- Work to complete -
Starting at the top of the listing, extract every line up to and including the one with "(0,0) rectangle (676,591);". Pictures stay out of the copy.

- Information provided -
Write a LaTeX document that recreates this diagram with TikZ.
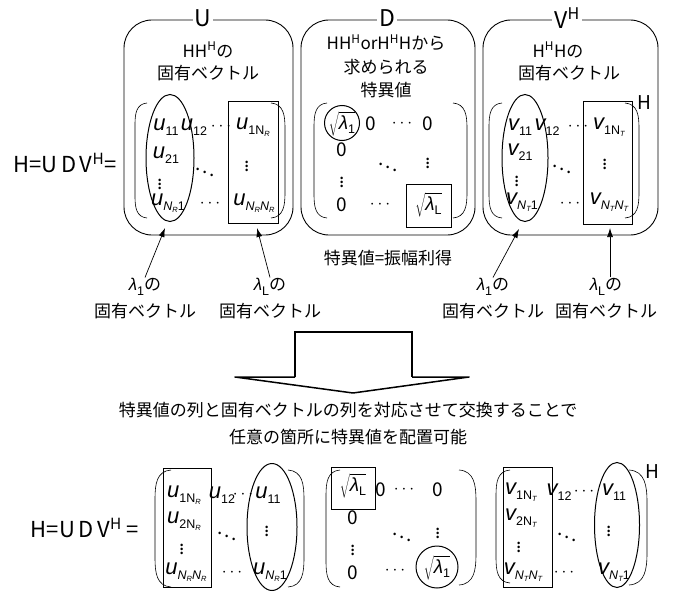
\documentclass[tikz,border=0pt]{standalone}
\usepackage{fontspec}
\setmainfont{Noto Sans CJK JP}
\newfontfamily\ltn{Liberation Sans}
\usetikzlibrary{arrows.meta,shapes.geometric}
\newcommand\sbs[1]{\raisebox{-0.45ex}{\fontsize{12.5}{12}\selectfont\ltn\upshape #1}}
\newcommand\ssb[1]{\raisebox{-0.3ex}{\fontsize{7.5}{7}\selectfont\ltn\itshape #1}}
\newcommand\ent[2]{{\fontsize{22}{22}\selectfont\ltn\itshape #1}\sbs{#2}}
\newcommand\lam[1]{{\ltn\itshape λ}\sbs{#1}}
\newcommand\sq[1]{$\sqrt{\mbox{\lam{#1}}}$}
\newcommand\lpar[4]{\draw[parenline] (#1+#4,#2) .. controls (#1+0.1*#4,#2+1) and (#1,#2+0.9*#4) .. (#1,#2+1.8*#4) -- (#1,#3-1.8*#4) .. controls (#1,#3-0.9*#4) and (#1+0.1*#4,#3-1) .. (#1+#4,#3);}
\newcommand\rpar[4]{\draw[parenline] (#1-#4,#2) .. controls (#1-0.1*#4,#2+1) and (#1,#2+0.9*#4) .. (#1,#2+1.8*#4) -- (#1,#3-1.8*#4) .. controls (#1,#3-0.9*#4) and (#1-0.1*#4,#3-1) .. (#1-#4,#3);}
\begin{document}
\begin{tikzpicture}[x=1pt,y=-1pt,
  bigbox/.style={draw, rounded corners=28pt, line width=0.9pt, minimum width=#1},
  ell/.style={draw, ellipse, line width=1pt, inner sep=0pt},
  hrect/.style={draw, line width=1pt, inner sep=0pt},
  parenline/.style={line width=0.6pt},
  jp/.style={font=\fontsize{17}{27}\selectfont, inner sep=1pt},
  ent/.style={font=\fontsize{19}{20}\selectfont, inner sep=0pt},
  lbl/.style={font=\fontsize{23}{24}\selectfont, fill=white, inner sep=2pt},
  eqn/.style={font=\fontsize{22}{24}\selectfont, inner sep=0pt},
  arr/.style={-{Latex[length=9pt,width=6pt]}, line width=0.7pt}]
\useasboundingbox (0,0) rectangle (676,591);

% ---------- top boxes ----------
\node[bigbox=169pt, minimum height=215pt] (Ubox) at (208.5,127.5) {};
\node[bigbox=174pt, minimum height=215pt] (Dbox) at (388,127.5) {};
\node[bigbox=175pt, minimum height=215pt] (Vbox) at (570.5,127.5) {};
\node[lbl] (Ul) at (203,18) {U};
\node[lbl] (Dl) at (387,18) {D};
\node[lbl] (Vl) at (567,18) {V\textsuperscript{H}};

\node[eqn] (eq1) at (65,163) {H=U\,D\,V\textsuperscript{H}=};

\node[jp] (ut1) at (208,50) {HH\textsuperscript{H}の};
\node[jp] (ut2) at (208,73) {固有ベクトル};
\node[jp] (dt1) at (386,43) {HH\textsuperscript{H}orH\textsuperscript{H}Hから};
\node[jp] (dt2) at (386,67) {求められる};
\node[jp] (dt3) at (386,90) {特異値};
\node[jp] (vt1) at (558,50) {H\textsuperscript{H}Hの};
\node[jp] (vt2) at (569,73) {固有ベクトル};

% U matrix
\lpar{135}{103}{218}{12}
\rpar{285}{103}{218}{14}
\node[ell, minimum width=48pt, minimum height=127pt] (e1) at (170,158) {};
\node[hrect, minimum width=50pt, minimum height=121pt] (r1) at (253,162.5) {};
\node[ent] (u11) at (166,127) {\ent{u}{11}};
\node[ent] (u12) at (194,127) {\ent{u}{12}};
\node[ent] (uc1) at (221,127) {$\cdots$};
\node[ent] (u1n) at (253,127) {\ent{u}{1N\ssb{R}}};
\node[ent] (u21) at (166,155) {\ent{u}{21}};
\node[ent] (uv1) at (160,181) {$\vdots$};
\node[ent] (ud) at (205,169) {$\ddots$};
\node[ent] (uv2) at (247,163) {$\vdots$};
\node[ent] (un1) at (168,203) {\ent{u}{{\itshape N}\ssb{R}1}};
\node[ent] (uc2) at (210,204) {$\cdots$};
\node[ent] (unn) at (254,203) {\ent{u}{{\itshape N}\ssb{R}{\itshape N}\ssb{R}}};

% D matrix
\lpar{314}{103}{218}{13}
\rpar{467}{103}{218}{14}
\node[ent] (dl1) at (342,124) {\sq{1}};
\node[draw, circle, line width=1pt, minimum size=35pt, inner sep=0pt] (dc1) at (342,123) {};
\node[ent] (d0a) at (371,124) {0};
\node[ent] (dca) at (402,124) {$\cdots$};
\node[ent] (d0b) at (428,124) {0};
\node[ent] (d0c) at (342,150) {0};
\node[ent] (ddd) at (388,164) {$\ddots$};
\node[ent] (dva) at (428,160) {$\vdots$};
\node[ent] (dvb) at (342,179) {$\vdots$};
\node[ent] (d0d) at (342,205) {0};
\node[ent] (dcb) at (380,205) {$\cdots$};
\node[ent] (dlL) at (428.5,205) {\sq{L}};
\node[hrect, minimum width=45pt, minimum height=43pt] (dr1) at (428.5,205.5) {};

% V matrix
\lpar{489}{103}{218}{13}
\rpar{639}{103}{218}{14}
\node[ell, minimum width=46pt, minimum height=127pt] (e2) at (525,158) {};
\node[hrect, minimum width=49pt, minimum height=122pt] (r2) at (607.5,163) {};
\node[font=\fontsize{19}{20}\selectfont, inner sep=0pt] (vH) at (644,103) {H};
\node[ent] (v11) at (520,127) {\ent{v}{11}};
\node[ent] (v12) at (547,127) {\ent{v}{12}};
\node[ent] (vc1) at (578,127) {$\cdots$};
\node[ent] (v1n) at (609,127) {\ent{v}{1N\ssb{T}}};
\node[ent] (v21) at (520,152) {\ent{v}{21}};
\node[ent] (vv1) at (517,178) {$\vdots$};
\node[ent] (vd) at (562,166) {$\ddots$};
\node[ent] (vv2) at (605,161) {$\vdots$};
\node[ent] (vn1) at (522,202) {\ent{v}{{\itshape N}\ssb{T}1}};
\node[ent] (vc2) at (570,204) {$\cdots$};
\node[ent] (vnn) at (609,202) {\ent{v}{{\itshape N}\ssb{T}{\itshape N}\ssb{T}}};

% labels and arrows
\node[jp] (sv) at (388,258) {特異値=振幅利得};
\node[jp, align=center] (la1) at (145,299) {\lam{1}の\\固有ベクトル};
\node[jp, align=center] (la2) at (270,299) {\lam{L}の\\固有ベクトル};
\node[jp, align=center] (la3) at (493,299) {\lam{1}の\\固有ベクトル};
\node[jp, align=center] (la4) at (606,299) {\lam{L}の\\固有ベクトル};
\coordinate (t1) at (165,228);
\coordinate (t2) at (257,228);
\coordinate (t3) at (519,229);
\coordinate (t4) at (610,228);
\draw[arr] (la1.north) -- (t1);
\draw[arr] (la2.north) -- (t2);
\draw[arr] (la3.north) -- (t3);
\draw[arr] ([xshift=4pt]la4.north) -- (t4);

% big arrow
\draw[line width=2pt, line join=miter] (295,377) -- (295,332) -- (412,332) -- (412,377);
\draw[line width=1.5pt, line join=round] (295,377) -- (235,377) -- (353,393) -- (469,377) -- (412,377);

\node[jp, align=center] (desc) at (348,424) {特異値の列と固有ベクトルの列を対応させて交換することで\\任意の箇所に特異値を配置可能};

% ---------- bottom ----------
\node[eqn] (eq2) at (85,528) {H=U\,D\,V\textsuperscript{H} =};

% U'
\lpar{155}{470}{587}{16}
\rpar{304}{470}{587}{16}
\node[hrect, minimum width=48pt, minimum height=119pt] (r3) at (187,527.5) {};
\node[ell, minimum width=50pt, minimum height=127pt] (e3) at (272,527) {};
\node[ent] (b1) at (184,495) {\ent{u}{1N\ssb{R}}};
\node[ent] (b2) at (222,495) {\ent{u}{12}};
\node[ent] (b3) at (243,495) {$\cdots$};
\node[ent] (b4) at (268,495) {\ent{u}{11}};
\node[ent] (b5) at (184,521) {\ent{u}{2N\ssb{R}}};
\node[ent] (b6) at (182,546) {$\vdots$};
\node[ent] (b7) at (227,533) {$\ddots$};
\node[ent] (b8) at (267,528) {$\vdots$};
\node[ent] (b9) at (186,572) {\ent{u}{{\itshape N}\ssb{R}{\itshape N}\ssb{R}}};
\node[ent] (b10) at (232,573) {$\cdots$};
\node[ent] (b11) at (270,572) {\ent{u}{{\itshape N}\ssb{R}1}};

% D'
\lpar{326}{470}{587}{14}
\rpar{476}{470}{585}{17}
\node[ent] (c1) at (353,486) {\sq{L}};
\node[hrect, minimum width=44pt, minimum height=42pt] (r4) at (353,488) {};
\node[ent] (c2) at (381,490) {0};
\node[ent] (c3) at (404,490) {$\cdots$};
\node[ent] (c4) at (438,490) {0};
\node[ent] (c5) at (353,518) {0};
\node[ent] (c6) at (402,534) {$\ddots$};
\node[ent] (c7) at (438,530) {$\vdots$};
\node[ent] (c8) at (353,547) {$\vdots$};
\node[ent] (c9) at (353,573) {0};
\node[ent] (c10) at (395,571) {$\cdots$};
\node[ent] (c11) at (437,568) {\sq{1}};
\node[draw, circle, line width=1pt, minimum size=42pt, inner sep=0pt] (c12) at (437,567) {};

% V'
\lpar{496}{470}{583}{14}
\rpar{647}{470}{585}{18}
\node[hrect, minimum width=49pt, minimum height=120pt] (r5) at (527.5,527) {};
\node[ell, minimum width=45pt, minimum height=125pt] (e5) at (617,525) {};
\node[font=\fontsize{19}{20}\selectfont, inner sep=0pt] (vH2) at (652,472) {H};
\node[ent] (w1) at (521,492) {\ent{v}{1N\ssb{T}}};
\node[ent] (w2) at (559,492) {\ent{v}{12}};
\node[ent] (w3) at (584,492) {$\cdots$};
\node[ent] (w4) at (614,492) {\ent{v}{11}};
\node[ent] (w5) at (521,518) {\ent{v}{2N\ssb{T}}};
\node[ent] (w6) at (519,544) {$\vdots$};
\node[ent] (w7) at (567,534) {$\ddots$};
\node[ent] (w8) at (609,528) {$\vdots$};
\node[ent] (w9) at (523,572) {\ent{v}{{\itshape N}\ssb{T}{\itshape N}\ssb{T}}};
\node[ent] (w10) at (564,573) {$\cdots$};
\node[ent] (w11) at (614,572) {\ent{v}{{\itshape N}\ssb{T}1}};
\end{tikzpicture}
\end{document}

- Correct response -
Write a LaTeX document that recreates this diagram with TikZ.
\documentclass[tikz,border=0pt]{standalone}
\usepackage{fontspec}
\setmainfont{Noto Sans CJK JP}
\newfontfamily\ltn{Liberation Sans}
\usetikzlibrary{arrows.meta,shapes.geometric}
\newcommand\sbs[1]{\raisebox{-0.45ex}{\fontsize{12.5}{12}\selectfont\ltn\upshape #1}}
\newcommand\ssb[1]{\raisebox{-0.3ex}{\fontsize{7.5}{7}\selectfont\ltn\itshape #1}}
\newcommand\ent[2]{{\fontsize{22}{22}\selectfont\ltn\itshape #1}\sbs{#2}}
\newcommand\lam[1]{{\ltn\itshape λ}\sbs{#1}}
\newcommand\sq[1]{$\sqrt{\mbox{\lam{#1}}}$}
\newcommand\lpar[4]{\draw[parenline] (#1+#4,#2) .. controls (#1+0.1*#4,#2+1) and (#1,#2+0.9*#4) .. (#1,#2+1.8*#4) -- (#1,#3-1.8*#4) .. controls (#1,#3-0.9*#4) and (#1+0.1*#4,#3-1) .. (#1+#4,#3);}
\newcommand\rpar[4]{\draw[parenline] (#1-#4,#2) .. controls (#1-0.1*#4,#2+1) and (#1,#2+0.9*#4) .. (#1,#2+1.8*#4) -- (#1,#3-1.8*#4) .. controls (#1,#3-0.9*#4) and (#1-0.1*#4,#3-1) .. (#1-#4,#3);}
\begin{document}
\begin{tikzpicture}[x=1pt,y=-1pt,
  bigbox/.style={draw, rounded corners=28pt, line width=0.9pt, minimum width=#1},
  ell/.style={draw, ellipse, line width=1pt, inner sep=0pt},
  hrect/.style={draw, line width=1pt, inner sep=0pt},
  parenline/.style={line width=0.6pt},
  jp/.style={font=\fontsize{17}{27}\selectfont, inner sep=1pt},
  ent/.style={font=\fontsize{19}{20}\selectfont, inner sep=0pt},
  lbl/.style={font=\fontsize{23}{24}\selectfont, fill=white, inner sep=2pt},
  eqn/.style={font=\fontsize{22}{24}\selectfont, inner sep=0pt},
  arr/.style={-{Latex[length=9pt,width=6pt]}, line width=0.7pt}]
\useasboundingbox (0,0) rectangle (676,591);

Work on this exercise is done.